Sid, you write a good blog.

Measure 37 is easily the worst initiative to make its way into Oregon law since Measure 5 back in 1990, and I believe it will have equally devastating effects.

I advocated a NO vote on M37 back in November. I was shocked that it not only passed statewide but also by a wide margin in Multnomah county. I've written about it fairly frequently since, focusing primarily on the notion that property rights seem to be deeply ingrained in the American psyche.

It makes for a fascinating philosophical, as well as political, debate. I personally dismiss the idea of absolute property rights. But others apparently disagree.

Sid

Terry-

Thanks for your nice comment.

There is no guarantee of absolute property rights in the Constitution. The founders understood that property boundries are simply lines that deliniate your land from mine, but at the same time what you do with your land or I with mine can have an impact on the surrounding community. Because there is no absolute guarantee, groups like 'Oregonians in Action' take their gripe to the ballot box rather than to a court of law. If they would have challenged Oregon's land use laws in court, all the way up to the Supreme Court, they would have lost because Oregon's laws are 100% constitutional.

Because the current line up in Salem lacks the leadership to take a stand on this issue, we'll probably have to take it to the ballot box ourselves.

rocky

Measure 5 and 47 along with 37 may not be perfect but a godsend to us that pay taxes and try to live under the law. Our small house would be taxed so heavily under the old formula we seriously would have to move out of the state. On an income of less than 20K are we not allowed to own our home? 37 corrects a misdeed as well, even though it does not affect us. Now I hope Eminent Domain law will be changed to thwart the privateering of confiscation by our government.
rocky

Paul Bonneau

A lot of serious hand-wringing here. Actually respecting peoples' property rights would not have as disastrous an outcome as some imagine.

Measure 37 passed because people realize the government control has gone too far.

I personally have a Measure 37 claim going. Tell me if I am one of those nasty developers. I had an old defunct dairy farm in Yamhill county, 93 acres. My neighbor had a 400-acre tree farm. I wanted to sell 40 acres to him for various reasons beneficial to him and to me. The state said "no", because there was some 80-acre minimum or other, that did not exist when I bought the property. The state stole my property rights, plain and simple, without compensating me for it. Keep in mind there was no additional house construction in all of this, my "farm" was not being farmed in any large extent (certainly not 80 acres worth) - the property was already not viable as a farm ever since California had taken over the market with its government-subsidized water and irrigation projects.

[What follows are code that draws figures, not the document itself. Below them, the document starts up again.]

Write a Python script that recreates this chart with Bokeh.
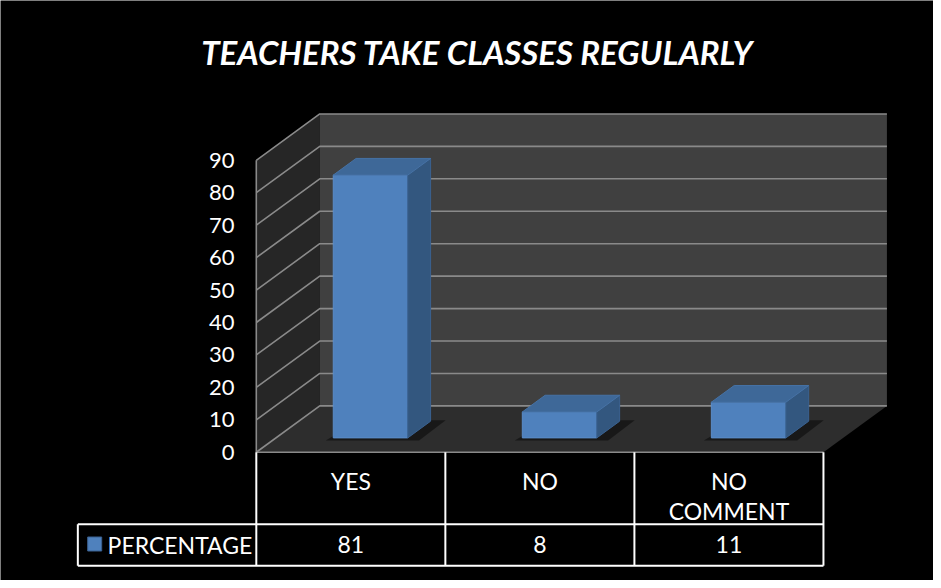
from bokeh.plotting import figure
from bokeh.models import Range1d
from bokeh.core.properties import value
from bokeh.embed import file_html
from bokeh.resources import INLINE

# ---------------- data ----------------
title_text = "TEACHERS TAKE CLASSES REGULARLY"
series_name = "PERCENTAGE"
categories = ["YES", "NO", "NO\nCOMMENT"]
percentages = [81, 8, 11]
y_ticks = [0, 10, 20, 30, 40, 50, 60, 70, 80, 90]

# ---------------- layout (reference pixels) ----------------
FIG_W, FIG_H = 933, 580
REF_W, REF_H = 941, 588
X0, Y0 = 258.0, 458.0          # front-left bottom corner of the plot floor
CW = 190.67                    # px per category (front plane)
VS = 3.289                     # px per value unit (front plane)
DEPTH_PX_X, DEPTH_PX_Y = 64.0, 47.0

N = len(categories)
YMAX = y_ticks[-1]
DDX = DEPTH_PX_X / CW
DDY = DEPTH_PX_Y / VS


def px(xp):
    return (xp - X0) / CW


def py(yp):
    return (Y0 - yp) / VS


FONT = value("Lato")

p = figure(width=FIG_W, height=FIG_H,
           x_range=Range1d(px(0), px(REF_W)),
           y_range=Range1d(py(REF_H), py(0)),
           output_backend="svg", toolbar_location=None, min_border=0)
p.axis.visible = False
p.grid.visible = False
p.outline_line_color = None
p.background_fill_color = "black"
p.border_fill_color = "black"

# walls and floor
p.patch([0, DDX, DDX, 0], [0, DDY, YMAX + DDY, YMAX], fill_color="#262626", line_color=None)
p.patch([DDX, N + DDX, N + DDX, DDX], [DDY, DDY, YMAX + DDY, YMAX + DDY],
        fill_color="#404040", line_color=None)
p.patch([0, N, N + DDX, DDX], [0, 0, DDY, DDY], fill_color="#2d2d2d", line_color=None)

GRID = "#8a8a8a"
p.multi_line([[0, DDX, N + DDX] for t in y_ticks],
             [[t, t + DDY, t + DDY] for t in y_ticks],
             line_color=GRID, line_width=1.6)
p.line([0, 0], [0, YMAX], line_color=GRID, line_width=1.6)
p.line([0, N], [0, 0], line_color=GRID, line_width=1.6)

# bars
F0, F1 = 0.31, 0.67
HW = 0.197
lefts, rights, bots, tops = [], [], [], []
side_xs, side_ys, top_xs, top_ys, sh_xs, sh_ys = [], [], [], [], [], []
for i, v in enumerate(percentages):
    c = i + 0.5
    l0, r0 = c - HW + F0 * DDX, c + HW + F0 * DDX
    l1, r1 = c - HW + F1 * DDX, c + HW + F1 * DDX
    b0, b1 = F0 * DDY, F1 * DDY
    lefts.append(l0); rights.append(r0); bots.append(b0); tops.append(v + b0)
    side_xs.append([r0, r1, r1, r0]); side_ys.append([b0, b1, v + b1, v + b0])
    top_xs.append([l0, r0, r1, l1]); top_ys.append([v + b0, v + b0, v + b1, v + b1])
    e = 0.04
    sh_xs.append([l0 - e, r0 + 0.06, r1 + 0.08, l1 + 0.02])
    sh_ys.append([b0 - 0.8, b0 - 0.8, b1 + 0.3, b1 + 0.3])

p.patches(sh_xs, sh_ys, fill_color="black", fill_alpha=0.45, line_color=None)
p.quad(left=lefts, right=rights, bottom=bots, top=tops,
       fill_color="#4F81BD", line_color="#5a8cc8", line_width=1)
p.patches(side_xs, side_ys, fill_color="#33577F", line_color="#3a6190", line_width=1)
p.patches(top_xs, top_ys, fill_color="#3E6898", line_color="#4672a5", line_width=1)

# y tick labels
p.text(x=[px(236)] * len(y_ticks), y=y_ticks, text=[str(t) for t in y_ticks],
       text_color="white", text_font=FONT, text_font_size="22px",
       text_align="right", text_baseline="middle")

# data table
W = "white"
p.multi_line([[i, i] for i in range(N + 1)], [[0, py(573)] for i in range(N + 1)],
             line_color=W, line_width=2)
p.multi_line([[px(78), N], [px(78), N], [px(78), px(78)]],
             [[py(531), py(531)], [py(573), py(573)], [py(531), py(573)]],
             line_color=W, line_width=2)

lx, ly, lt = [], [], []
for i, cat in enumerate(categories):
    for k, line in enumerate(cat.split("\n")):
        lx.append(i + 0.5); ly.append(py(487 + 31 * k)); lt.append(line)
p.text(x=lx, y=ly, text=lt, text_color=W, text_font=FONT, text_font_size="23px",
       text_align="center", text_baseline="middle")
p.text(x=[i + 0.5 for i in range(N)], y=[py(552)] * N, text=[str(v) for v in percentages],
       text_color=W, text_font=FONT, text_font_size="23px",
       text_align="center", text_baseline="middle")
p.rect(x=[px(95)], y=[py(551)], width=14, height=14, width_units="screen",
       height_units="screen", fill_color="#4F81BD", line_color="#3a6190")
p.text(x=[px(108)], y=[py(552)], text=[series_name], text_color=W, text_font=FONT,
       text_font_size="23px", text_align="left", text_baseline="middle")

# title
p.text(x=[px(481)], y=[py(52)], text=[title_text], text_color=W, text_font=FONT,
       text_font_size="33px", text_font_style="bold italic",
       text_align="center", text_baseline="middle")

open("out.html", "w").write(file_html(p, INLINE))
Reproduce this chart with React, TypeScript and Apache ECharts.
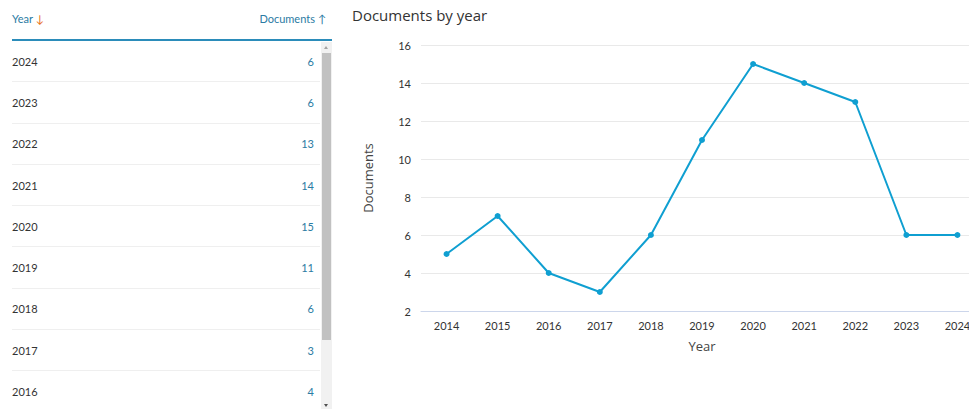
import React, { useEffect, useRef } from "react";
import * as echarts from "echarts";

const years = ["2014", "2015", "2016", "2017", "2018", "2019", "2020", "2021", "2022", "2023", "2024"];
const documents = [5, 7, 4, 3, 6, 11, 15, 14, 13, 6, 6];
const yTicks = { min: 2, max: 16, interval: 2 };
const visibleRows = 9;

const LINE_COLOR = "#0f9fd1";
const TEXT_BLUE = "#2b7ba3";

export default function App() {
  const ref = useRef<HTMLDivElement>(null);

  useEffect(() => {
    if (!ref.current) return;
    const chart = echarts.init(ref.current, null, { renderer: "svg" });
    chart.setOption({
      animation: false,
      title: {
        text: "Documents by year",
        left: 7,
        top: 2,
        textStyle: { fontFamily: "Open Sans", fontSize: 15, fontWeight: "normal", color: "#333" },
      },
      grid: { left: 81, top: 45, bottom: 98, right: 0 },
      xAxis: {
        type: "category",
        data: years,
        boundaryGap: true,
        name: "Year",
        nameLocation: "middle",
        nameGap: 28,
        nameTextStyle: { fontFamily: "Open Sans", fontSize: 13, color: "#444" },
        axisLine: { lineStyle: { color: "#ccd6eb", width: 1 } },
        axisTick: { show: false },
        axisLabel: { fontFamily: "Lato", fontSize: 11, color: "#333", margin: 9 },
      },
      yAxis: {
        type: "value",
        min: yTicks.min,
        max: yTicks.max,
        interval: yTicks.interval,
        name: "Documents",
        nameLocation: "middle",
        nameGap: 47,
        nameTextStyle: { fontFamily: "Open Sans", fontSize: 13, color: "#444" },
        axisLine: { show: false },
        axisTick: { show: false },
        axisLabel: { fontFamily: "Lato", fontSize: 11, color: "#333", margin: 10 },
        splitLine: { lineStyle: { color: "#e9e9e9", width: 1 } },
      },
      series: [
        {
          type: "line",
          data: documents,
          symbol: "circle",
          symbolSize: 6,
          lineStyle: { color: LINE_COLOR, width: 2 },
          itemStyle: { color: LINE_COLOR },
        },
      ],
    });
    return () => chart.dispose();
  }, []);

  const rows = years
    .map((y, i) => ({ year: y, count: documents[i] }))
    .reverse()
    .slice(0, visibleRows);

  return (
    <div
      style={{
        position: "fixed",
        left: 0,
        top: 0,
        width: 969,
        height: 409,
        background: "#fff",
        overflow: "hidden",
        fontFamily: "Lato",
      }}
    >
      {/* table header */}
      <div
        style={{
          position: "absolute",
          left: 12,
          top: 8,
          width: 314,
          height: 20,
          display: "flex",
          justifyContent: "space-between",
          alignItems: "center",
          fontSize: 11,
          color: TEXT_BLUE,
        }}
      >
        <span>
          Year <span style={{ color: "#e9711c" }}>↓</span>
        </span>
        <span>
          Documents <span>↑</span>
        </span>
      </div>
      <div style={{ position: "absolute", left: 12, top: 39, width: 320, height: 2, background: "#2b8cba" }} />
      {/* rows */}
      <div style={{ position: "absolute", left: 12, top: 41, width: 308, height: 368, overflow: "hidden" }}>
        {rows.map((r) => (
          <div
            key={r.year}
            style={{
              height: 41.3,
              boxSizing: "border-box",
              borderBottom: "1px solid #efefef",
              display: "flex",
              justifyContent: "space-between",
              alignItems: "center",
              paddingRight: 6,
              fontSize: 11,
            }}
          >
            <span style={{ color: "#333" }}>{r.year}</span>
            <span style={{ color: TEXT_BLUE }}>{r.count}</span>
          </div>
        ))}
      </div>
      {/* scrollbar */}
      <div style={{ position: "absolute", left: 321, top: 42, width: 11, height: 367, background: "#f1f1f1" }} />
      <div style={{ position: "absolute", left: 322, top: 53, width: 9, height: 287, background: "#c1c1c1" }} />
      <div
        style={{
          position: "absolute",
          left: 324,
          top: 46,
          width: 0,
          height: 0,
          borderLeft: "2.5px solid transparent",
          borderRight: "2.5px solid transparent",
          borderBottom: "3px solid #a3a3a3",
        }}
      />
      <div
        style={{
          position: "absolute",
          left: 324,
          top: 404,
          width: 0,
          height: 0,
          borderLeft: "2.5px solid transparent",
          borderRight: "2.5px solid transparent",
          borderTop: "3px solid #505050",
        }}
      />
      {/* chart (extends past the right edge, as in the reference) */}
      <div ref={ref} style={{ position: "absolute", left: 340, top: 0, width: 643, height: 409 }} />
    </div>
  );
}
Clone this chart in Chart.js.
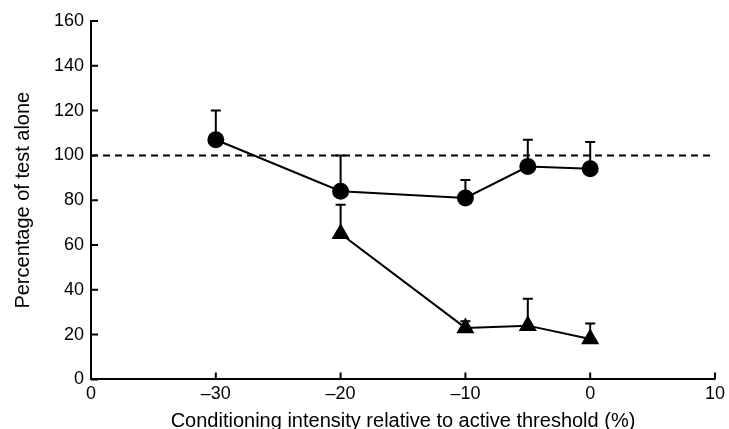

Land use planning has the premise that ordinary people are not to be trusted, and that our lives are better when directed by our "betters" in Salem. This is far from what the founders envisioned. People are better off when they are allowed to live their own lives without being controlled by others.

"Land use planning" is a warm and fuzzy euphemism for economic fascism:
http://www.lewrockwell.com/dilorenzo/dilorenzo85.html
It has no place in this country.

rocky

I think you may be a little too extreme. Land Use is very important. I sit on the planning commission in our little town. Without it we would have urban sprawl and the other extreme urban crush. There has to me some moderation and just compensation to those are hurt by rules passed after the fact. I saw older nice citizens cheated out of their homes in the first Urban Renewal programs in Portland. It was pure thievery by the city for fat-cat developers. See how they [ politicians] have misconstrued the " Eminent Domain" laws? My ideas may be radical; but the individual rights must be maintained.